PROBLEM REQUIREMENTS ▸
Carry none of the pictures over; set down the material below exactly.

SUPPLIED DATA ▸
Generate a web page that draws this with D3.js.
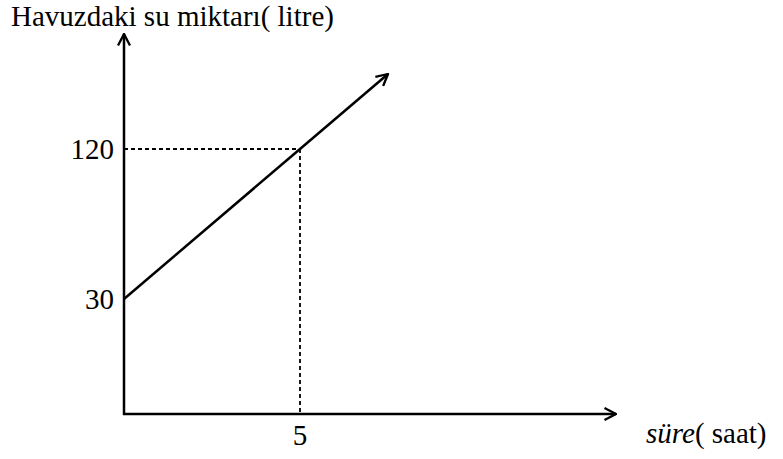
<!DOCTYPE html>
<html>
<head>
<meta charset="utf-8">
<script src="https://cdn.jsdelivr.net/npm/d3@7"></script>
<style>
    body { margin: 0; background: #fff; }
    text { font-family: "Liberation Serif", "Times New Roman", serif; fill: #000; }
</style>
</head>
<body>
<div id="chart"></div>
<script>
// values
const timeTicks = [5];              // süre (saat)
const waterTicks = [30, 120];       // litre
const lineTime = [0, 5, 7.5];       // line runs past the marked point, ends in an arrow
const lineWater = [30, 120, 165];
const markedPoint = { t: 5, v: 120 };

const width = 783, height = 459;
const origin = { x: 124, y: 414 };

const svg = d3.select("#chart")
    .append("svg")
    .attr("width", width)
    .attr("height", height);

const x = d3.scaleLinear().domain([0, 5]).range([origin.x, 300]);
const y = d3.scaleLinear().domain([30, 120]).range([299, 149]);

// arrow head (open chevron)
svg.append("defs").append("marker")
    .attr("id", "arrow")
    .attr("viewBox", "0 0 14 14")
    .attr("refX", 13)
    .attr("refY", 7)
    .attr("markerWidth", 14)
    .attr("markerHeight", 14)
    .attr("markerUnits", "userSpaceOnUse")
    .attr("orient", "auto")
    .append("path")
    .attr("d", "M1.5,1 L13,7 L1.5,13")
    .attr("fill", "none")
    .attr("stroke", "#000")
    .attr("stroke-width", 2.3);

// axes
svg.append("line")
    .attr("x1", origin.x).attr("y1", origin.y + 1)
    .attr("x2", origin.x).attr("y2", 34)
    .attr("stroke", "#000").attr("stroke-width", 2.5)
    .attr("marker-end", "url(#arrow)");

svg.append("line")
    .attr("x1", origin.x - 1).attr("y1", origin.y)
    .attr("x2", 616).attr("y2", origin.y)
    .attr("stroke", "#000").attr("stroke-width", 2.5)
    .attr("marker-end", "url(#arrow)");

// dashed guide lines
svg.append("line")
    .attr("x1", origin.x).attr("y1", y(markedPoint.v))
    .attr("x2", x(markedPoint.t)).attr("y2", y(markedPoint.v))
    .attr("stroke", "#000").attr("stroke-width", 1.8)
    .attr("stroke-dasharray", "4,3");

svg.append("line")
    .attr("x1", x(markedPoint.t)).attr("y1", y(markedPoint.v))
    .attr("x2", x(markedPoint.t)).attr("y2", origin.y)
    .attr("stroke", "#000").attr("stroke-width", 1.8)
    .attr("stroke-dasharray", "4,3");

// the line
const pts = lineTime.map((t, i) => [x(t), y(lineWater[i])]);
svg.append("path")
    .attr("d", d3.line()(pts))
    .attr("fill", "none")
    .attr("stroke", "#000")
    .attr("stroke-width", 2.5)
    .attr("marker-end", "url(#arrow)");

// tick labels
svg.selectAll(".ylab")
    .data(waterTicks)
    .join("text")
    .attr("class", "ylab")
    .attr("x", 114)
    .attr("y", d => y(d) + 10)
    .attr("text-anchor", "end")
    .style("font-size", "29px")
    .text(d => d);

svg.selectAll(".xlab")
    .data(timeTicks)
    .join("text")
    .attr("class", "xlab")
    .attr("x", d => x(d))
    .attr("y", 445)
    .attr("text-anchor", "middle")
    .style("font-size", "29px")
    .text(d => d);

// axis titles
svg.append("text")
    .attr("x", 11)
    .attr("y", 26)
    .style("font-size", "29px")
    .text("Havuzdaki su miktarı( litre)");

const xt = svg.append("text")
    .attr("x", 646)
    .attr("y", 443)
    .style("font-size", "29px");
xt.append("tspan").style("font-style", "italic").text("süre");
xt.append("tspan").text("( saat)");
</script>
</body>
</html>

SOLUTION TO THIS EXERCISE ▸
Generate a web page that draws this with D3.js.
<!DOCTYPE html>
<html>
<head>
<meta charset="utf-8">
<script src="https://cdn.jsdelivr.net/npm/d3@7"></script>
<style>
    body { margin: 0; background: #fff; }
    text { font-family: "Liberation Serif", "Times New Roman", serif; fill: #000; }
</style>
</head>
<body>
<div id="chart"></div>
<script>
// values
const timeTicks = [5];              // süre (saat)
const waterTicks = [30, 120];       // litre
const lineTime = [0, 5, 7.5];       // line runs past the marked point, ends in an arrow
const lineWater = [30, 120, 165];
const markedPoint = { t: 5, v: 120 };

const width = 783, height = 459;
const origin = { x: 124, y: 414 };

const svg = d3.select("#chart")
    .append("svg")
    .attr("width", width)
    .attr("height", height);

const x = d3.scaleLinear().domain([0, 5]).range([origin.x, 300]);
const y = d3.scaleLinear().domain([30, 120]).range([299, 149]);

// arrow head (open chevron)
svg.append("defs").append("marker")
    .attr("id", "arrow")
    .attr("viewBox", "0 0 14 14")
    .attr("refX", 13)
    .attr("refY", 7)
    .attr("markerWidth", 14)
    .attr("markerHeight", 14)
    .attr("markerUnits", "userSpaceOnUse")
    .attr("orient", "auto")
    .append("path")
    .attr("d", "M1.5,1 L13,7 L1.5,13")
    .attr("fill", "none")
    .attr("stroke", "#000")
    .attr("stroke-width", 2.3);

// axes
svg.append("line")
    .attr("x1", origin.x).attr("y1", origin.y + 1)
    .attr("x2", origin.x).attr("y2", 34)
    .attr("stroke", "#000").attr("stroke-width", 2.5)
    .attr("marker-end", "url(#arrow)");

svg.append("line")
    .attr("x1", origin.x - 1).attr("y1", origin.y)
    .attr("x2", 616).attr("y2", origin.y)
    .attr("stroke", "#000").attr("stroke-width", 2.5)
    .attr("marker-end", "url(#arrow)");

// dashed guide lines
svg.append("line")
    .attr("x1", origin.x).attr("y1", y(markedPoint.v))
    .attr("x2", x(markedPoint.t)).attr("y2", y(markedPoint.v))
    .attr("stroke", "#000").attr("stroke-width", 1.8)
    .attr("stroke-dasharray", "4,3");

svg.append("line")
    .attr("x1", x(markedPoint.t)).attr("y1", y(markedPoint.v))
    .attr("x2", x(markedPoint.t)).attr("y2", origin.y)
    .attr("stroke", "#000").attr("stroke-width", 1.8)
    .attr("stroke-dasharray", "4,3");

// the line
const pts = lineTime.map((t, i) => [x(t), y(lineWater[i])]);
svg.append("path")
    .attr("d", d3.line()(pts))
    .attr("fill", "none")
    .attr("stroke", "#000")
    .attr("stroke-width", 2.5)
    .attr("marker-end", "url(#arrow)");

// tick labels
svg.selectAll(".ylab")
    .data(waterTicks)
    .join("text")
    .attr("class", "ylab")
    .attr("x", 114)
    .attr("y", d => y(d) + 10)
    .attr("text-anchor", "end")
    .style("font-size", "29px")
    .text(d => d);

svg.selectAll(".xlab")
    .data(timeTicks)
    .join("text")
    .attr("class", "xlab")
    .attr("x", d => x(d))
    .attr("y", 445)
    .attr("text-anchor", "middle")
    .style("font-size", "29px")
    .text(d => d);

// axis titles
svg.append("text")
    .attr("x", 11)
    .attr("y", 26)
    .style("font-size", "29px")
    .text("Havuzdaki su miktarı( litre)");

const xt = svg.append("text")
    .attr("x", 646)
    .attr("y", 443)
    .style("font-size", "29px");
xt.append("tspan").style("font-style", "italic").text("süre");
xt.append("tspan").text("( saat)");
</script>
</body>
</html>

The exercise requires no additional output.